Y a-t-il en effet une intrigue vive ou forte, bien conduite, bien développée, bien dénouée ? Amène-t-elle des situations comiques, plaisantes, touchantes ou piquantes par leur nouveauté ? Quand vous faites ces questions, on vous répond : l'auteur a voulu faire une pièce de caractère.

En la considérant comme pièce d'intrigue, on peut dire que l'action & l'intérêt ne commencent qu'au moment où Fierville (c'est le présomptueux) compromet la sûreté de Sophie, la pupille de son oncle, & l’amante de son ami, en apprenant à une coquette, jalouse de celui-ci, que Sophie est d'une famille proscrite. Mais la pièce finit à ce moment même ; car la coquette n'a pas plutôt couru pour solliciter un ordre contre sa rivale, qu'aussitôt l'oncle va solliciter la révocation des ordres qui la proscrivent, & l'une & l'autre ne sont pas plutôt sortis, qu'ils sont déjà revenus l'une avec l'ordre d'arrêter Sophie , l'autre avec l'ordre de la délivrer ; ainsi, entre le commencement & la fin de l'action, il n'y a aucun intervalle, le Présomptueux n'a aucune occasion d'agir ; & le spectateur n'a pas un moment pour craindre & espérer.

Je dis à ceux qui abandonnent la pièce comme pièce d'intrigue : si vous voulez juger la pièce comme pièce de caractère, je vous demande une seule chose : c'est de revenir au moment où vous en avez lu, sur les affiches, la première annonce, & où vous vous êtes dit : J'irai la voir.
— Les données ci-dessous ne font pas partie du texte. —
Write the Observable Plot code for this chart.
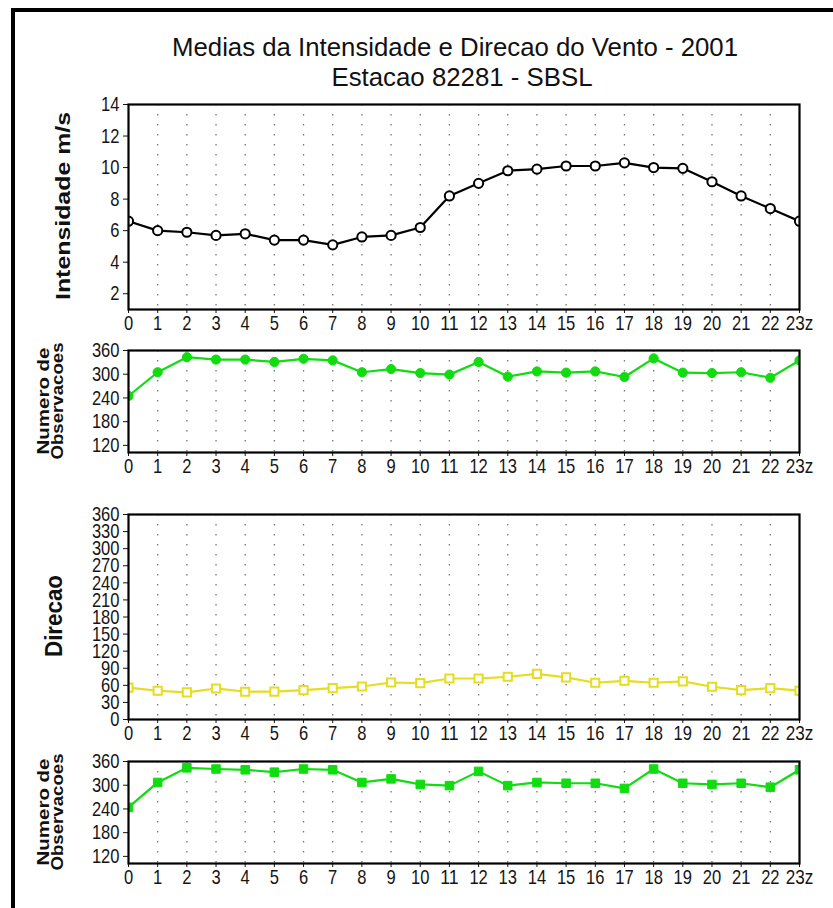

Que vous êtes-vous promis alors ? Vous vous êtes attendu, sans doute, à voir le caractère du Présomptueux bien développé dans les situations diverses que cinq actes doivent naturellement amener ; & quelle idée vous êtes-vous formée du Présomptueux que vous alliez voir en scène ? C'est probablement celle d'un homme qui, en affaires, ne doute jamais de sa réussite ; en talens, de ses succès ; en amour, de ses conquêtes : c'étoit là, en effet, l'homme bon à châtier par la comédie.
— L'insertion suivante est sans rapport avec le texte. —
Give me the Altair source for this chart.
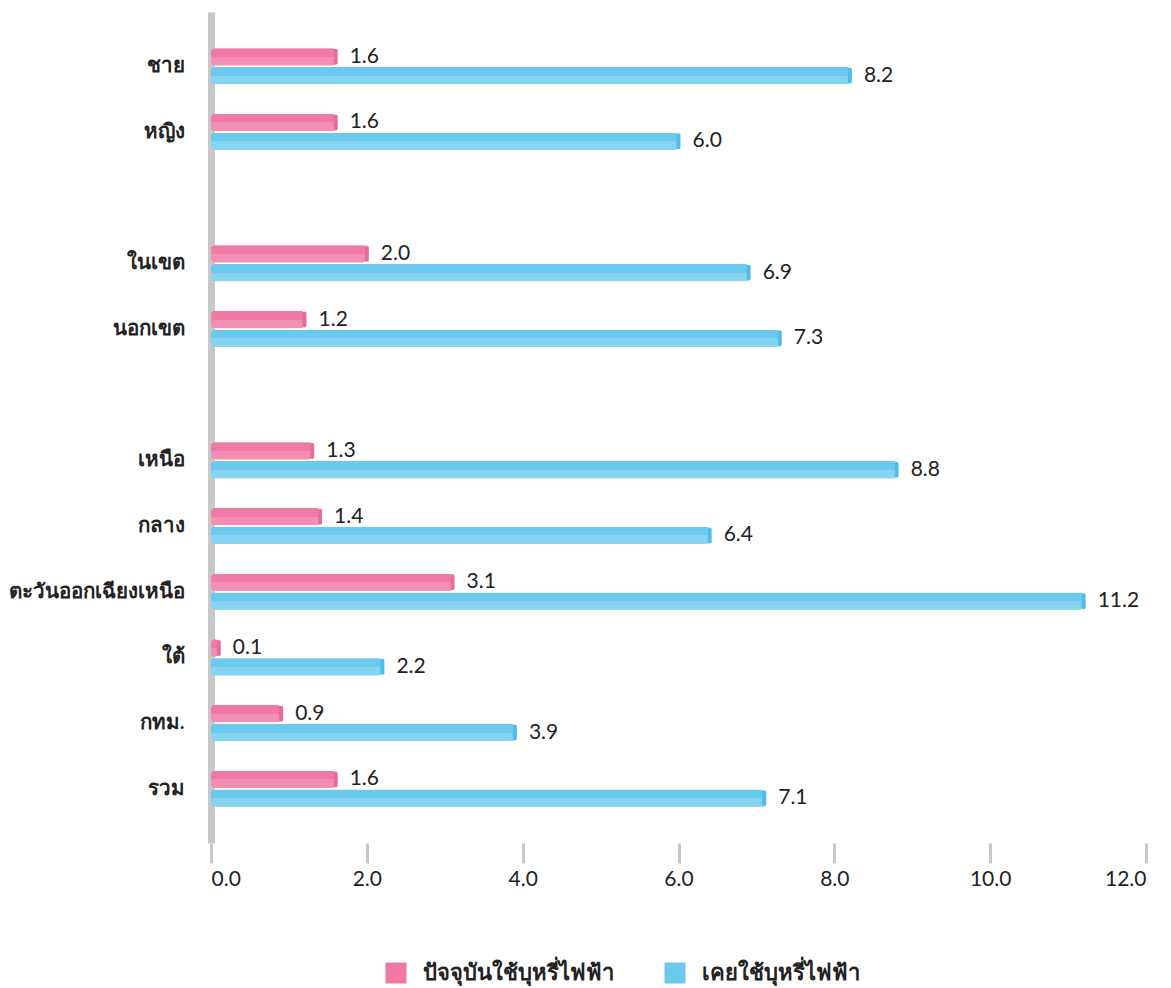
import altair as alt
import pandas as pd

categories = ["ชาย", "หญิง", "ในเขต", "นอกเขต", "เหนือ", "กลาง",
              "ตะวันออกเฉียงเหนือ", "ใต้", "กทม.", "รวม"]
current_use = [1.6, 1.6, 2.0, 1.2, 1.3, 1.4, 3.1, 0.1, 0.9, 1.6]
ever_use = [8.2, 6.0, 6.9, 7.3, 8.8, 6.4, 11.2, 2.2, 3.9, 7.1]
series_names = ["ปัจจุบันใช้บุหรี่ไฟฟ้า", "เคยใช้บุหรี่ไฟฟ้า"]
x_ticks = [0, 2, 4, 6, 8, 10, 12]

# row order on the y axis, with blank spacer rows between groups
row_order = ["ชาย", "หญิง", " ", "ในเขต", "นอกเขต", "  ", "เหนือ", "กลาง",
             "ตะวันออกเฉียงเหนือ", "ใต้", "กทม.", "รวม"]

rows = []
for c, a, b in zip(categories, current_use, ever_use):
    rows.append({"cat": c, "series": series_names[0], "value": a})
    rows.append({"cat": c, "series": series_names[1], "value": b})
df = pd.DataFrame(rows)

PINK = "#f07aa5"
PINK_L = "#f38fb5"
PINK_D = "#ea6a9b"
BLUE = "#6cc9ee"
BLUE_L = "#86d3f2"
BLUE_D = "#50bde9"
FONT = "Lato"

y_enc = alt.Y("cat:N", sort=row_order,
              scale=alt.Scale(domain=row_order, paddingInner=0.45, paddingOuter=0.55),
              axis=alt.Axis(title=None, domain=True, domainColor="#c8c8c8", domainWidth=7,
                            ticks=False, labelPadding=27, labelFontSize=20.5,
                            labelLimit=400,
                            labelFont=FONT, labelColor="#222222", labelFontWeight=600))
yoff = alt.YOffset("series:N", sort=series_names,
                   scale=alt.Scale(domain=series_names, paddingInner=0.08))
x_enc = alt.X("value:Q", scale=alt.Scale(domain=[0, 12], nice=False),
              axis=alt.Axis(title=None, values=x_ticks, format=".1f", grid=False,
                            domain=False, tickColor="#c8c8c8", tickWidth=3, tickSize=20,
                            labelPadding=5, labelFontSize=21, labelFont=FONT,
                            labelColor="#222222"))

base = alt.Chart(df)

legend_bars = base.mark_bar(cornerRadius=4).encode(
    x=x_enc, y=y_enc, yOffset=yoff,
    color=alt.Color("series:N", sort=series_names,
                    scale=alt.Scale(domain=series_names, range=[PINK, BLUE]),
                    legend=alt.Legend(title=None, orient="none", direction="horizontal",
                                      legendX=174, legendY=950,
                                      symbolType="square", symbolSize=441,
                                      symbolStrokeWidth=0, columnPadding=50,
                                      labelOffset=16,
                                      labelFontSize=22, labelFont=FONT,
                                      labelFontWeight="bold", labelColor="#222222",
                                      labelLimit=400, symbolOffset=0)),
)


def grad(dark, light):
    return alt.Gradient(
        gradient="linear", x1=0, x2=0, y1=0, y2=1,
        stops=[alt.GradientStop(color=dark, offset=0),
               alt.GradientStop(color=dark, offset=0.5),
               alt.GradientStop(color=light, offset=0.5),
               alt.GradientStop(color=light, offset=1)])


def series_layers(name, dark, light, cap):
    sub = base.transform_filter(alt.datum.series == name)
    bars = sub.mark_bar(cornerRadius=4, fill=grad(dark, light)).encode(
        x=x_enc, y=y_enc, yOffset=yoff)
    caps = sub.mark_tick(thickness=4, size=16, cornerRadius=2, color=cap,
                         opacity=1).encode(x=x_enc, y=y_enc, yOffset=yoff)
    return [bars, caps]


pink_layers = series_layers(series_names[0], PINK, PINK_L, PINK_D)
blue_layers = series_layers(series_names[1], BLUE, BLUE_L, BLUE_D)

labels = base.mark_text(align="left", baseline="middle", dx=14, fontSize=21,
                        font=FONT, color="#222222").encode(
    x=x_enc, y=y_enc, yOffset=yoff, text=alt.Text("value:Q", format=".1f"))

chart = alt.layer(legend_bars, *pink_layers, *blue_layers, labels).properties(
    width=935, height=831, padding={"left": 0, "top": 4, "right": 5, "bottom": 5}
).configure_view(stroke=None).configure_axis(labelFontWeight="normal")

chart.save("out.html", embed_options={"renderer": "svg", "actions": False})
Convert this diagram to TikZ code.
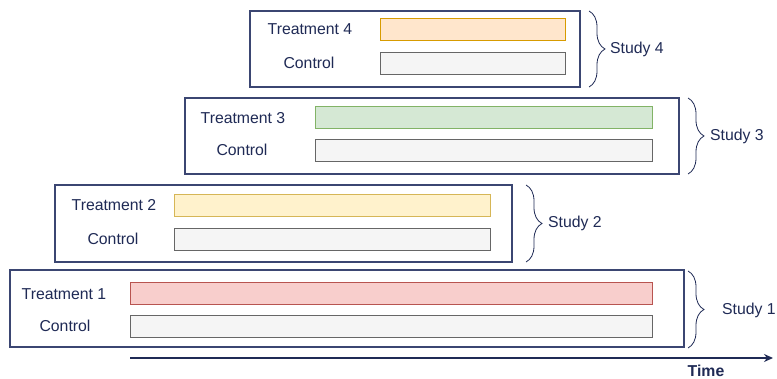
\documentclass[tikz,border=0pt]{standalone}
\usepackage{fontspec}
\setmainfont{Liberation Sans}
\usetikzlibrary{decorations.pathreplacing,arrows.meta}
\definecolor{navy}{HTML}{1F2A55}
\definecolor{boxline}{HTML}{3B4672}
\definecolor{ctlfill}{HTML}{F5F5F5}\definecolor{ctlline}{HTML}{666666}
\definecolor{t1fill}{HTML}{F8CECC}\definecolor{t1line}{HTML}{B85450}
\definecolor{t2fill}{HTML}{FFF2CC}\definecolor{t2line}{HTML}{D6B656}
\definecolor{t3fill}{HTML}{D5E8D4}\definecolor{t3line}{HTML}{82B366}
\definecolor{t4fill}{HTML}{FFE6CC}\definecolor{t4line}{HTML}{D79B00}
\tikzset{
  studybox/.style={draw=boxline, line width=1.1pt, fill=white, inner sep=0pt, rectangle},
  bar/.style={draw=#1line, fill=#1fill, line width=0.9pt, inner sep=0pt, rectangle, minimum height=22pt},
  lbl/.style={text=navy, font=\fontsize{15.8}{18}\selectfont, inner sep=0pt},
  bracebar/.style={draw=navy, line width=0.8pt, decorate, decoration={brace, amplitude=16pt}},
}
\begin{document}
\begin{tikzpicture}[x=1pt, y=-1pt]
\useasboundingbox (0,0) rectangle (777,379);
% Study 4
\node[studybox, minimum width=330pt, minimum height=76pt] (s4) at (415,49) {};
\node[bar=t4, minimum width=185pt] (t4) at (473,29.5) {};
\node[bar=ctl, minimum width=185pt] (c4) at (473,63) {};
\node[lbl] (l4t) at (310,29.5) {Treatment 4};
\node[lbl] (l4c) at (309,63) {Control};
\coordinate (b4a) at (589,11); \coordinate (b4b) at (589,87);
\draw[bracebar] (b4a) -- (b4b);
\node[lbl, anchor=west] (st4) at (610,49) {Study 4};
% Study 3
\node[studybox, minimum width=494pt, minimum height=76pt] (s3) at (432,136) {};
\node[bar=t3, minimum width=337pt] (t3) at (483.5,117.5) {};
\node[bar=ctl, minimum width=337pt] (c3) at (483.5,150) {};
\node[lbl] (l3t) at (243,118) {Treatment 3};
\node[lbl] (l3c) at (242,150) {Control};
\coordinate (b3a) at (688,98); \coordinate (b3b) at (688,174);
\draw[bracebar] (b3a) -- (b3b);
\node[lbl, anchor=west] (st3) at (710,136) {Study 3};
% Study 2
\node[studybox, minimum width=457pt, minimum height=77pt] (s2) at (283.5,223.5) {};
\node[bar=t2, minimum width=316pt] (t2) at (332,205) {};
\node[bar=ctl, minimum width=316pt] (c2) at (332,239) {};
\node[lbl] (l2t) at (114,205) {Treatment 2};
\node[lbl] (l2c) at (113,239) {Control};
\coordinate (b2a) at (526,185); \coordinate (b2b) at (526,262);
\draw[bracebar] (b2a) -- (b2b);
\node[lbl, anchor=west] (st2) at (548,223) {Study 2};
% Study 1
\node[studybox, minimum width=674pt, minimum height=77pt] (s1) at (347,308.5) {};
\node[bar=t1, minimum width=522pt] (t1) at (391,293.5) {};
\node[bar=ctl, minimum width=522pt] (c1) at (391,326) {};
\node[lbl] (l1t) at (64,294) {Treatment 1};
\node[lbl] (l1c) at (65,326) {Control};
\coordinate (b1a) at (688,271); \coordinate (b1b) at (688,348);
\draw[bracebar] (b1a) -- (b1b);
\node[lbl, anchor=west] (st1) at (722,310) {Study 1};
% Time axis
\coordinate (ta) at (130,358); \coordinate (tb) at (773,358);
\draw[navy, line width=1.3pt, -{Stealth[length=9pt,width=8pt]}] (ta) -- (tb);
\node[lbl, font=\bfseries\fontsize{15.8}{18}\selectfont] (time) at (706,371) {Time};
\end{tikzpicture}
\end{document}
Eh bien, n'avez vous pas été tout à fait déçu sous ce double rapport, à la première représentation de la pièce ? ou je me suis bien trompé, ou dans la conduite du Présomptueux
on ne trouve pas un seul trait , pas un seul acte de présomption ; on voit seulement dans ses discours une opinion où la présomption entre pour quelque chose. Et quelle est cette opinion ? Fierville suppose-t-il qu'il lui est très facile de subjuguer toutes les femmes, & de supplanter tous les hommes, ce qui peut amener des incidens comiques ou du moins plaisans ? Non ; toute sa chimère consiste à penser qu'il n'aimera jamais les femmes. Comment ne pas voir que s'il y a, en effet, de la présomption à compter sur sa raison, au point de lui soumettre l'amour, cette présomption, toute négative, ne pourroit être théâtrale qu'autant qu'elle seroit soutenue par des opinions & des habitudes anciennes & multipliées, qui seroient successivement aux prises avec le besoin d'un cœur tendre, & succomberoient l'une après l'autre à ce besoin, comme dans le Philosophe marié ? N'est-il pas évident que dans un jeune homme de 20 ans, une telle présomption ne peut être que ferveur de séminariste ou pédanterie d'écolier ? Ce n'est pas là, ce semble, un caractère assez fécond pour animer la scène comique, ni assez fâcheux & assez général pour avoir besoin de ses leçons. C'est une opinion qui n'a rien à donner à la comédie, ni rien à en recevoir.

Ce qu'il y a d'agréable dans la pièce du C. Desfaucherets, & ce qu'on peut y louer presque sans réserve sans nuire à l'art, c'est le style. Il est toujours naturel & élégant, quelquefois délicat, plus souvent fin ; tour à tour doux & vif, calme & animé. C'est à ce mérite du style qu'on reconnoît l'auteur du Mariage secret ; c'est ce mérite qui déguise au grand nombre des
spectateurs les défauts de l'ouvrage, & empêche de sentir, à un certain point, ces défauts alors même qu'on le reconnoît. Le charme des détails prouve que l'entreprise d'une comédie en cinq actes n'est point au dessus des forces de l'auteur ; tout l'invite à en faire un nouvel essai, & à se pénétrer
des dangers de la défiance de soi-même, comme il a voulu se pénétrer de ceux de la Présomption.

Dans la base César, la pièce est créditée de 6 représentations, du 16 février au 12 mars 1798.